While Ship Breaker took place around the Gulf Coast, here we've moved up north to what the people call "The Drowned Cities"--which are evidently Washington, D.C. and its environs. I assume NYC is included as well, but this book concerns itself with D.C. However, I don't think I would have been able to figure that out had it not been for the cover and the mention of being close to Alexandria. The characters move through the ruins of the East Coast, now covered in jungle vines and full of soldiers. I have really no idea who these soldiers are or what they want--if it was explained in the earlier book, I don't remember, and I think that if an author does a series, he or she should at least drop a few hints about what's been going on. I didn't feel that strong sense of place that was so present in Ship Breaker.

The characters here are generally all on the "unlikeable" spectrum (except for the augment, Tool), ranging from "annoying" to "vile." We have two protagonist-ish people, with a third one tossed in there from time to time.
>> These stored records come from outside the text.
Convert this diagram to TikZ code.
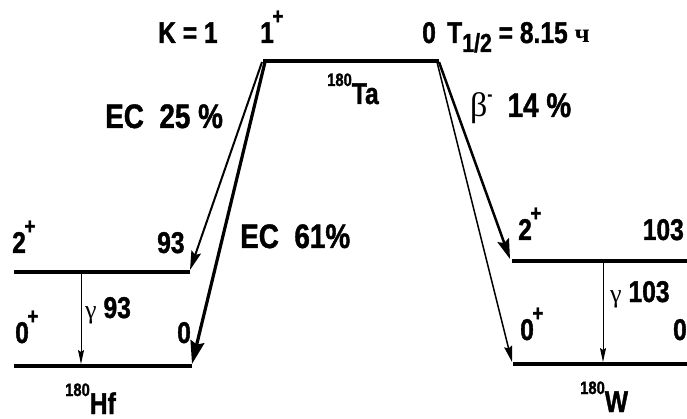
\documentclass[tikz,border=0pt]{standalone}
\usepackage{fontspec}
\setmainfont{Liberation Sans}[FakeStretch=0.82, BoldFeatures={FakeBold=1.2}]
\newfontfamily\grk{Liberation Serif}
\usetikzlibrary{arrows.meta}
\newcommand\upsign[1]{\kern-1.5pt\raisebox{19pt}{\fontsize{23}{23}\selectfont #1}}
\newcommand\nucl[2]{\raisebox{18pt}{\fontsize{18}{18}\selectfont #1}#2}
\begin{document}
\begin{tikzpicture}[
            x=1pt, y=-1pt,
            level/.style={line width=4pt},
            lbl/.style={inner sep=0pt, anchor=base west, font=\fontsize{30}{30}\selectfont\bfseries},
            big/.style={lbl, font=\fontsize{34}{34}\selectfont\bfseries},
            ecweak/.style={line width=2pt, -{Stealth[length=19pt,width=10pt,inset=3pt]}},
            ecstrong/.style={line width=3.2pt, -{Stealth[length=23pt,width=14pt,inset=3pt]}},
            betamain/.style={line width=2.5pt, -{Stealth[length=20pt,width=12pt,inset=3pt]}},
            betaweak/.style={line width=1.5pt, -{Stealth[length=16pt,width=8pt,inset=2pt]}},
            gam/.style={line width=1pt, -{Stealth[length=14pt,width=6pt,inset=2pt]}}
          ]
          \useasboundingbox (0,0) rectangle (687,419);
          \coordinate (taL) at (263,61);
          \coordinate (taR) at (439,61);
          \coordinate (hf2L) at (14,272);
          \coordinate (hf2R) at (190,272);
          \coordinate (hf0L) at (14,366);
          \coordinate (hf0R) at (192,366);
          \coordinate (w2L) at (512,261);
          \coordinate (w2R) at (687,261);
          \coordinate (w0L) at (513,364);
          \coordinate (w0R) at (687,364);
          \coordinate (hfgtop) at (81,272);
          \coordinate (hfgbot) at (81,364);
          \coordinate (wgtop) at (603,261);
          \coordinate (wgbot) at (603,362);
          \foreach \a/\b in {taL/taR, hf2L/hf2R, hf0L/hf0R, w2L/w2R, w0L/w0R} {
            \draw[level] (\a) -- (\b);
          }
          \draw[ecweak] ([xshift=-1pt,yshift=-1pt]taL) -- ([yshift=2pt]hf2R);
          \draw[ecstrong] ([xshift=2pt,yshift=-1pt]taL) -- ([yshift=2pt]hf0R);
          \draw[betamain] ([yshift=-1pt]taR) -- ([xshift=-2pt,yshift=2pt]w2L);
          \draw[betaweak] ([xshift=-2pt,yshift=-1pt]taR) -- ([xshift=-1pt,yshift=2pt]w0L);
          \draw[gam] (hfgtop) -- (hfgbot);
          \draw[gam] (wgtop) -- (wgbot);
          \node[lbl] (kval) at (158,43) {K = 1};
          \node[lbl] (taspin) at (260,43) {1\upsign{+}};
          \node[lbl] (taen) at (422,43) {0};
          \node[lbl] (thalf) at (447,43) {T\raisebox{-9pt}{\fontsize{26}{26}\selectfont 1/2} = 8.15 {\grk\fontsize{27}{27}\selectfont ч}};
          \node[big] (eclow) at (105,128) {EC\ \ 25 \%};
          \node[lbl] (ta) at (327,104) {\nucl{180}{Ta}};
          \node[big] (betalbl) at (470,117) {{\grk\mdseries\fontsize{34}{34}\selectfont β}\raisebox{17pt}{\fontsize{17}{17}\selectfont -}\ \ 14 \%};
          \node[big] (echigh) at (240,248) {EC\ \ 61\%};
          \node[lbl] (hf2) at (12,253) {2\upsign{+}};
          \node[lbl] (hf2en) at (157,253) {93};
          \node[lbl] (hfgam) at (85,318) {{\grk\mdseries\fontsize{26}{26}\selectfont γ} 93};
          \node[lbl] (hf0) at (15,343) {0\upsign{+}};
          \node[lbl] (hf0en) at (177,343) {0};
          \node[lbl] (hf) at (65,414) {\nucl{180}{Hf}};
          \node[lbl] (w2) at (518,240) {2\upsign{+}};
          \node[lbl, anchor=base east] (w2en) at (684,240) {103};
          \node[lbl] (wgam) at (610,302) {{\grk\mdseries\fontsize{26}{26}\selectfont γ} 103};
          \node[lbl] (w0) at (520,340) {0\upsign{+}};
          \node[lbl, anchor=base east] (w0en) at (687,340) {0};
          \node[lbl] (w) at (580,412) {\nucl{180}{W}};
        \end{tikzpicture}
\end{document}
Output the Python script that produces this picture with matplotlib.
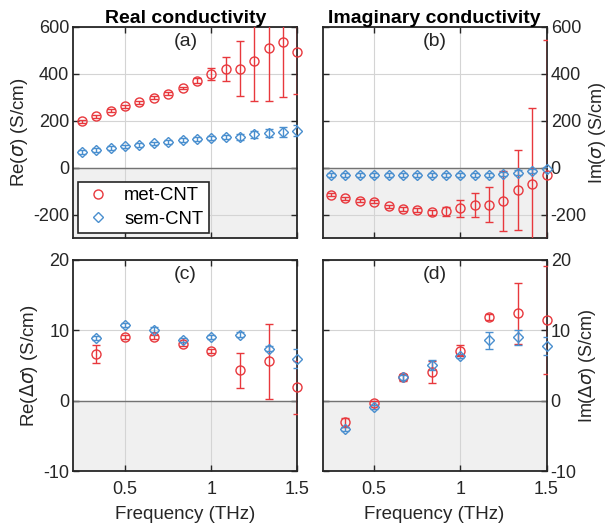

I didn't like any of them. Now, that's obviously not a requirement for liking a book--I've read books where the characters are unlikeable and yet I liked the book. But here ... it just feels so shallow, somehow. And even the likeable (-ish) character of Tool was used in such a way as to feel hackneyed and convenient--I think another Goodreads user used the term "deus ex machina," which applies, I think.

Another major issue I had with this, is that it felt like Bacigalupi wrote an adult novel, took out most of the sex, and made his characters young in order to appeal to a YA audience. The violence level was pretty much off-the-charts gratuitous, complete with ritual heart-eating (would that be cardiophagy???) and all sorts of goodies. Bacigalupi glosses over rape, although it is mentioned, but repeatedly has characters discussing how another will get his p***k red with blood with his first kill. Um. Look, I know people talk like that, but this dialogue felt forced. LIke, oooh, how edgy!

I suppose I'd read another in the series, but would definitely prefer it if it focused more on the events of the first book. Also less heart eating would be much appreciated, thanks.